The poet wants knowing to meet unknowing (not know) in the realm of the chaos of meanings that the stone produces.
The collection contains four poems dedicated to four people the poet wants to remember: Elegy for Wong Toy, F.P. Grove: The Finding, Poem of Albert Johnson, Meditation on Tom Thomson.  According to Peter Thomas ,the poems are “the most richly self-reflective group of poems Kroetsch has published so far.”8 The poems are about the four iconic persons in the history of Canada and are written in the form of elegy.
Through the figure of Wong Toy, the owner of the coffee house in Heisler, the poet speaks of the immigrant who gives his own contribution to the history of Canada. Along with the poet’s memories, we see the man, Wong Toy, whose silent presence plays an important role in Kroetsch’s childhood.
Another “silent man”,9 “the poet of our survival”,10 who was hunted to death by a group of men in the Northwest Territories and the Yukon in 1932, “Mad Trapper of Rat River”, is Albert Johnson. Though he became a mythic figure of the North, he “will give no name”11  and his wordlessness  and silence expressed the  existence of the North in the poem.

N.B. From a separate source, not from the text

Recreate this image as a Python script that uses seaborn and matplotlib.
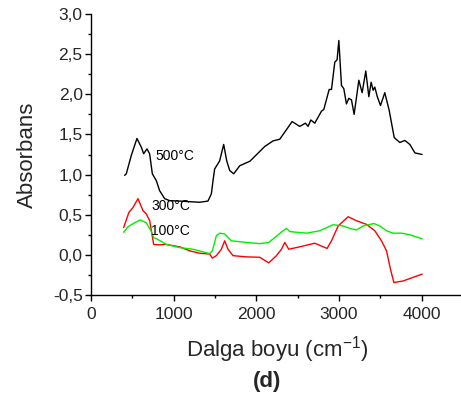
import numpy as np
import pandas as pd
import matplotlib
matplotlib.use("Agg")
import matplotlib.pyplot as plt
from matplotlib.ticker import MultipleLocator, FuncFormatter
import seaborn as sns

# ---- data ----
x_500 = [407, 427, 488, 556, 609, 637, 677, 709, 742, 790, 830, 891, 951, 1072, 1315, 1415, 1456,
         1476, 1496, 1556, 1605, 1642, 1678, 1727, 1799, 1922, 2102, 2203, 2283, 2372, 2433, 2525,
         2594, 2626, 2659, 2707, 2788, 2816, 2881, 2909, 2949, 2977, 2998, 3030, 3058, 3090, 3119,
         3151, 3183, 3240, 3280, 3324, 3361, 3389, 3413, 3433, 3462, 3502, 3554, 3607, 3668, 3736,
         3797, 3857, 3918, 4006]
y_500 = [0.99, 1.01, 1.24, 1.45, 1.34, 1.26, 1.32, 1.26, 1.01, 0.925, 0.80, 0.70, 0.675, 0.67, 0.655,
         0.67, 0.76, 0.925, 1.07, 1.17, 1.375, 1.17, 1.05, 1.01, 1.11, 1.166, 1.35, 1.42, 1.44, 1.57,
         1.66, 1.60, 1.64, 1.60, 1.68, 1.64, 1.79, 1.81, 2.06, 2.06, 2.40, 2.43, 2.67, 2.11, 2.07, 1.88,
         1.95, 1.93, 1.75, 2.175, 2.02, 2.29, 1.97, 2.15, 2.05, 2.09, 1.975, 1.86, 2.02, 1.80, 1.46,
         1.40, 1.425, 1.375, 1.27, 1.25]

x_300 = [395, 459, 508, 568, 629, 669, 710, 758, 810, 911, 1073, 1194, 1315, 1436, 1468, 1517, 1577,
         1617, 1657, 1718, 1880, 2041, 2150, 2202, 2243, 2304, 2344, 2392, 2525, 2707, 2856, 2909,
         2990, 3058, 3110, 3211, 3333, 3433, 3514, 3575, 3623, 3664, 3777, 3897, 4006]
y_300 = [0.34, 0.53, 0.59, 0.70, 0.55, 0.51, 0.425, 0.13, 0.125, 0.13, 0.10, 0.05, 0.02, 0.01, -0.04,
         -0.01, 0.07, 0.175, 0.07, -0.01, -0.025, -0.03, -0.10, -0.05, -0.01, 0.07, 0.155, 0.07, 0.10,
         0.145, 0.08, 0.175, 0.36, 0.425, 0.475, 0.425, 0.38, 0.30, 0.175, 0.05, -0.18, -0.345, -0.325,
         -0.28, -0.24]

x_100 = [395, 447, 528, 596, 669, 730, 758, 830, 911, 1073, 1234, 1436, 1468, 1517, 1557, 1617, 1698,
         1880, 2041, 2150, 2223, 2323, 2364, 2404, 2606, 2767, 2929, 3050, 3131, 3211, 3292, 3421,
         3494, 3575, 3655, 3757, 3857, 4006]
y_100 = [0.28, 0.35, 0.40, 0.435, 0.40, 0.29, 0.215, 0.18, 0.13, 0.09, 0.07, 0.015, 0.05, 0.24, 0.27,
         0.26, 0.175, 0.155, 0.14, 0.155, 0.215, 0.30, 0.33, 0.29, 0.27, 0.30, 0.375, 0.36, 0.33, 0.31,
         0.36, 0.39, 0.36, 0.30, 0.27, 0.27, 0.25, 0.20]

series_names = ["500°C", "300°C", "100°C"]
series_colors = ["#000000", "#ff0000", "#00ee00"]
label_pos = [(785, 1.235), (730, 0.61), (720, 0.30)]

x_ticks = [0, 1000, 2000, 3000, 4000]
y_ticks = [-0.5, 0.0, 0.5, 1.0, 1.5, 2.0, 2.5, 3.0]

df = pd.concat([
    pd.DataFrame({"x": x_500, "y": y_500, "s": series_names[0]}),
    pd.DataFrame({"x": x_300, "y": y_300, "s": series_names[1]}),
    pd.DataFrame({"x": x_100, "y": y_100, "s": series_names[2]}),
], ignore_index=True)

sns.set_theme(style="ticks")
plt.rcParams["font.family"] = ["Liberation Sans", "DejaVu Sans"]
plt.rcParams["mathtext.default"] = "regular"

fig = plt.figure(figsize=(4.61, 3.99), dpi=100)
ax = fig.add_axes([91 / 461, 1 - 295 / 399, (463 - 91) / 461, (295 - 14) / 399])

sns.lineplot(data=df, x="x", y="y", hue="s", palette=dict(zip(series_names, series_colors)),
             estimator=None, sort=False, linewidth=1.0, legend=False, ax=ax)

for name, (lx, ly) in zip(series_names, label_pos):
    ax.text(lx, ly, name, fontsize=10, va="center", ha="left", color="black")

ax.set_xlim(0, 4500)
ax.set_ylim(-0.5, 3.0)
ax.set_xticks(x_ticks)
ax.set_yticks(y_ticks)
ax.xaxis.set_minor_locator(MultipleLocator(500))
ax.yaxis.set_minor_locator(MultipleLocator(0.25))
ax.yaxis.set_major_formatter(FuncFormatter(lambda v, p: f"{v:.1f}".replace(".", ",")))
ax.tick_params(axis="both", which="major", direction="out", length=4, width=1, labelsize=12.5, color="black", pad=2)
ax.tick_params(axis="x", which="major", pad=4.5)
ax.tick_params(axis="both", which="minor", direction="out", length=2.5, width=1, color="black")
for sp in ["top", "right"]:
    ax.spines[sp].set_visible(False)
for sp in ["left", "bottom"]:
    ax.spines[sp].set_color("black")
    ax.spines[sp].set_linewidth(1)

ax.set_xlabel("Dalga boyu (cm$^{-1}$)", fontsize=16, labelpad=9)
ax.set_ylabel("Absorbans", fontsize=16, labelpad=11)
fig.text(267 / 461, 1 - 382 / 399, "(d)", fontsize=16, fontweight="bold", ha="center", va="center")

fig.savefig("out.png", dpi=100)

Tom Thomson, a member of the Group of Seven, is the subject of another elegy. He drowned mysteriously in Lake Algonquin one morning and became “our  story/ and art, man, art    is the essential/ luxury   the imperative QUESTION (?)”.12 By descending into silence, like Albert Johnson, Tom Thomson becomes one of many characters who suffered death by water in Kroetsch’s fiction, the act which is very Orphic in its nature. Thomas explains the idea of a watery descent “as a return to the undifferentiated source of being, a profound un-naming of the self”.13
F.P.Grove underwent the process of unnaming of the self when he arrived in the New World assuming a new identity. He is in search of “the name under the name”,14 of “a new man” inventing (beyond /America) a new world//”15 Though Grove dreams of Europe “if only to find    a place to be from”,16 he can’t rely on European heritage in the New World.  His New World self can’t be voiced and “the finding” is lost in the words of the poem whose ultimate nature is still not transformative enough for the new self to be born.

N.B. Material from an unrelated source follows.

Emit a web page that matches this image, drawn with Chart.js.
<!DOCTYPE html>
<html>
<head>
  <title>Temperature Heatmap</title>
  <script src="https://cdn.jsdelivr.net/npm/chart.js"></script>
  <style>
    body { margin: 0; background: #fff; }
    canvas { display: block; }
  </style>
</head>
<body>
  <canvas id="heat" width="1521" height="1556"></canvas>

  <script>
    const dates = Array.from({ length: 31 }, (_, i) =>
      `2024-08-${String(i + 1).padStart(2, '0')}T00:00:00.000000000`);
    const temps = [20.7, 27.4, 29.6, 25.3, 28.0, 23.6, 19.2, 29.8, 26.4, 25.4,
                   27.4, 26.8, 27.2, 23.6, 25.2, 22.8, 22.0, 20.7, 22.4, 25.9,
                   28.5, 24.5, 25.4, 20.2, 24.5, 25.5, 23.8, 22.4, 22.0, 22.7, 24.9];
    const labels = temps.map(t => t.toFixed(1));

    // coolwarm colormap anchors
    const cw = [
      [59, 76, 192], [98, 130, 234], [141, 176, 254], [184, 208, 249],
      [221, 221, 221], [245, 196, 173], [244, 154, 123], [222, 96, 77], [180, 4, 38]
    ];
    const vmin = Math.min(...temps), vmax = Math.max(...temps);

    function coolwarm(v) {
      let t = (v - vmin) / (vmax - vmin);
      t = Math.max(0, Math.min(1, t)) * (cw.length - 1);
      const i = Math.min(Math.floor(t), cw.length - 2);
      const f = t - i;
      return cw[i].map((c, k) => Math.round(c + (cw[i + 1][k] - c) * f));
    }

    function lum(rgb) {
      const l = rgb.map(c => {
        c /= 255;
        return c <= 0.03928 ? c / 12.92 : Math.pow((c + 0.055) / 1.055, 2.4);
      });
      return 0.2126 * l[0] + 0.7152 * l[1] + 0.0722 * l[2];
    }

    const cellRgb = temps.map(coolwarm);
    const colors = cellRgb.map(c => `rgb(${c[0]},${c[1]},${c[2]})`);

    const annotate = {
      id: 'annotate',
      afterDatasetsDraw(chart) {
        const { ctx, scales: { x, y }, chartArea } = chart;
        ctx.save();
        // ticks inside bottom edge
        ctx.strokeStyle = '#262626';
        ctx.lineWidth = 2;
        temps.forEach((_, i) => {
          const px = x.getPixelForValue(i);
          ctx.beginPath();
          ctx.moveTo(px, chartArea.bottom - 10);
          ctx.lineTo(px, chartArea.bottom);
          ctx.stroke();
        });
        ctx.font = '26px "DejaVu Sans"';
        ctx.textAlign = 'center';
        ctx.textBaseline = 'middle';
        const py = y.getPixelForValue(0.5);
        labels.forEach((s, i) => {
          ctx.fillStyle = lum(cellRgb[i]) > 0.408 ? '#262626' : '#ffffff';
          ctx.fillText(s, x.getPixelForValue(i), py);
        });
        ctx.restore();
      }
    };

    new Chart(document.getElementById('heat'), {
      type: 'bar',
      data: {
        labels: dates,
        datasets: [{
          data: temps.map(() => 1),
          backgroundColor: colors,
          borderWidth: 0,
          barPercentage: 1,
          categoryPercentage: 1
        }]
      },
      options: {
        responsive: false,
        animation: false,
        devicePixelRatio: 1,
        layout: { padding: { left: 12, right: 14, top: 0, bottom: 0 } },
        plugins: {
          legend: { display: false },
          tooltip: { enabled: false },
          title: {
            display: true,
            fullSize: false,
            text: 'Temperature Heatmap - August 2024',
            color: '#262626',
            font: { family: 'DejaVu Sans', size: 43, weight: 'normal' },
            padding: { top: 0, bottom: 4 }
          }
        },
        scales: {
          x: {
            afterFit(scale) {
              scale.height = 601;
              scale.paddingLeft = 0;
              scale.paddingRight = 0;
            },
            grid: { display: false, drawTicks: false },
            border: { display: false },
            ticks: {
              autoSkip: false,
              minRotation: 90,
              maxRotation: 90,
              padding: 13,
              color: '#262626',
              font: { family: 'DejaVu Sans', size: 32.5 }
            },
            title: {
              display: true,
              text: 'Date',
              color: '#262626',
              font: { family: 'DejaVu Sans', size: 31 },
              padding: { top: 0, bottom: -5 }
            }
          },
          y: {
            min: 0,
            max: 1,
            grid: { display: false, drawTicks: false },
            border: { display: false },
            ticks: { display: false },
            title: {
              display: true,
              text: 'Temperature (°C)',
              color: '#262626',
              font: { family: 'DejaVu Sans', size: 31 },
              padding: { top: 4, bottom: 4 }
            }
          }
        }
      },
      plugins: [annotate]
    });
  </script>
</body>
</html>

The metamorphic nature of the self is expressed through twelve versions of Blackfoot Old Man stories. In Old Man Stories, the poet explores the trickster principle with the trickster figure demonstrating the instability of the self capable of knowledge and creative energy changing its forms. The central fable is the story of the shaman, Old Man, casting a buffalo chip into a river while predicting the eternity of human life.

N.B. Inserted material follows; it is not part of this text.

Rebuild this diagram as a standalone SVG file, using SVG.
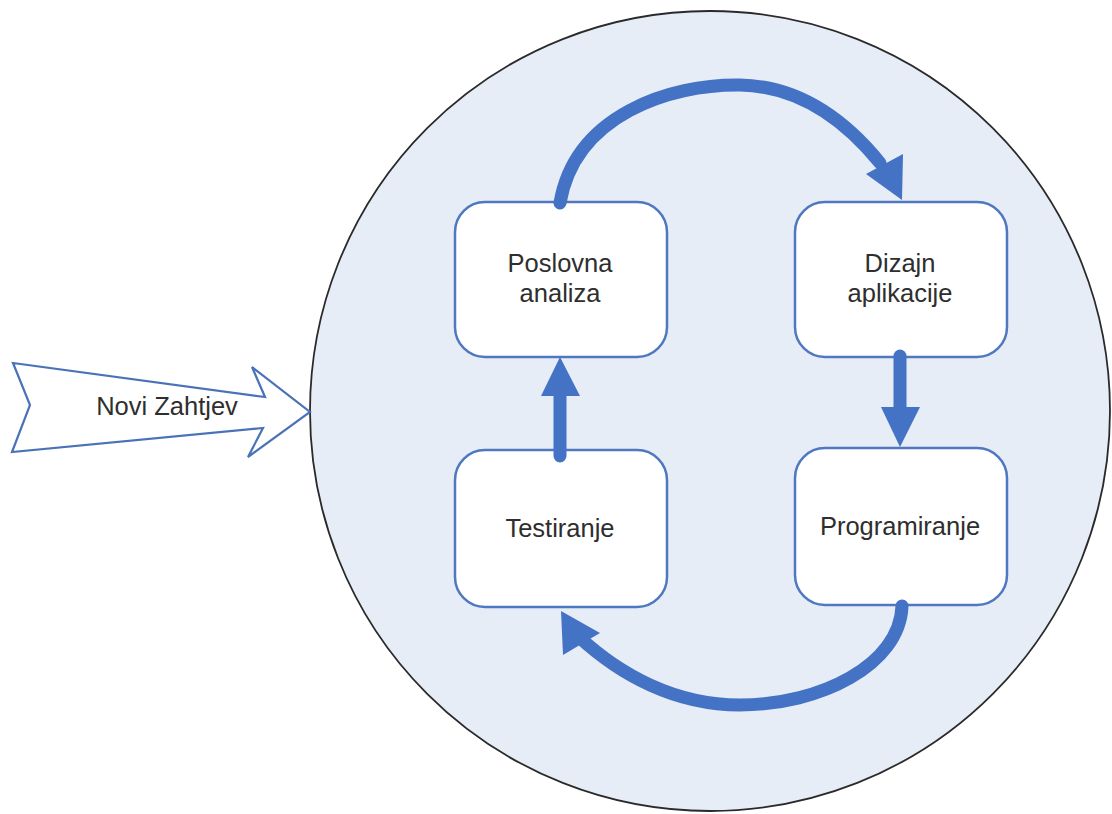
<svg xmlns="http://www.w3.org/2000/svg" width="1112" height="814" viewBox="0 0 1112 814">
<style>
.box{fill:#ffffff;stroke:#4f78c0;stroke-width:2.5}
.lbl{font-family:"Liberation Sans",Arial,sans-serif;font-size:25.5px;fill:#2e2e2e;text-anchor:middle}
.flow{fill:none;stroke:#4472c4;stroke-width:13;stroke-linecap:round}
.head{fill:#4472c4;stroke:none}
</style>
<rect width="1112" height="814" fill="#ffffff"/>
<g id="cycle">
<circle cx="710" cy="411" r="400" fill="#e6edf7" stroke="#2a2a2a" stroke-width="1.8"/>
</g>
<g id="novi-zahtjev">
<polygon points="13,363 265,397 252,367 310,412 248,457 263,428 12,452 30,405" fill="#ffffff" stroke="#4a72b8" stroke-width="2.2" stroke-linejoin="miter"/>
<text class="lbl" x="167" y="415">Novi Zahtjev</text>
</g>
<g id="poslovna-analiza">
<rect class="box" x="455" y="202" width="212" height="155" rx="30"/>
<text class="lbl" x="560" y="272">Poslovna</text>
<text class="lbl" x="560" y="302">analiza</text>
</g>
<g id="dizajn-aplikacije">
<rect class="box" x="795" y="202" width="212" height="155" rx="30"/>
<text class="lbl" x="900" y="272">Dizajn</text>
<text class="lbl" x="900" y="302">aplikacije</text>
</g>
<g id="testiranje">
<rect class="box" x="455" y="450" width="212" height="157" rx="30"/>
<text class="lbl" x="560" y="537">Testiranje</text>
</g>
<g id="programiranje">
<rect class="box" x="795" y="448" width="212" height="157" rx="30"/>
<text class="lbl" x="900" y="535">Programiranje</text>
</g>
<g id="connectors">
<path class="flow" d="M560,203 C575,115 670,84 740,85 C800,86 845,120 880,163"/>
<polygon class="head" points="866,174 903,154 902,200"/>
<path class="flow" d="M900,356 L900,410"/>
<polygon class="head" points="881,407 920,407 900,447"/>
<path class="flow" d="M902,606 C900,665 820,705 740,705 C675,705 620,675 578,636"/>
<polygon class="head" points="561,611 600,633 563,655"/>
<path class="flow" d="M560,456 L560,392"/>
<polygon class="head" points="541,396 580,396 560,357"/>
</g>
</svg>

Pumpkin: A Love Poem  is a symbolic and self-reflective poem. It is about the power of imagination and vision which transform reality into a symbolic order of creation. The poem combines the process of creation with the erotic impulse which the repressed self seeks to release. In the essay “The Fear of Women in Prairie Fiction: An Erotics of Space” (1979), Kroetsch associates the erotic impulse to the creative act of writing. The poet places himself “inside the pumpkin”17 and by doing so says: “I have entered/ new territory”,18 thus fashioning a new head out of pumpkin in the shape of the mind’s new vision. The central part is the mouth as a symbol of voice linked to the metaphor of creation which unites all opposites in the poem into an orgasmic act of freedom. Kroetsch is ironic here and the whole story of a voice caught in a pumpkin is a trick he plays on the reader.
If the reader wants to brush up on Kroetsch’s trickster principle and the way he explores the origins of place and writing, and how his meditations on the object work out different meanings, then this collection of poems, though published a long ago, is worth (re)reading.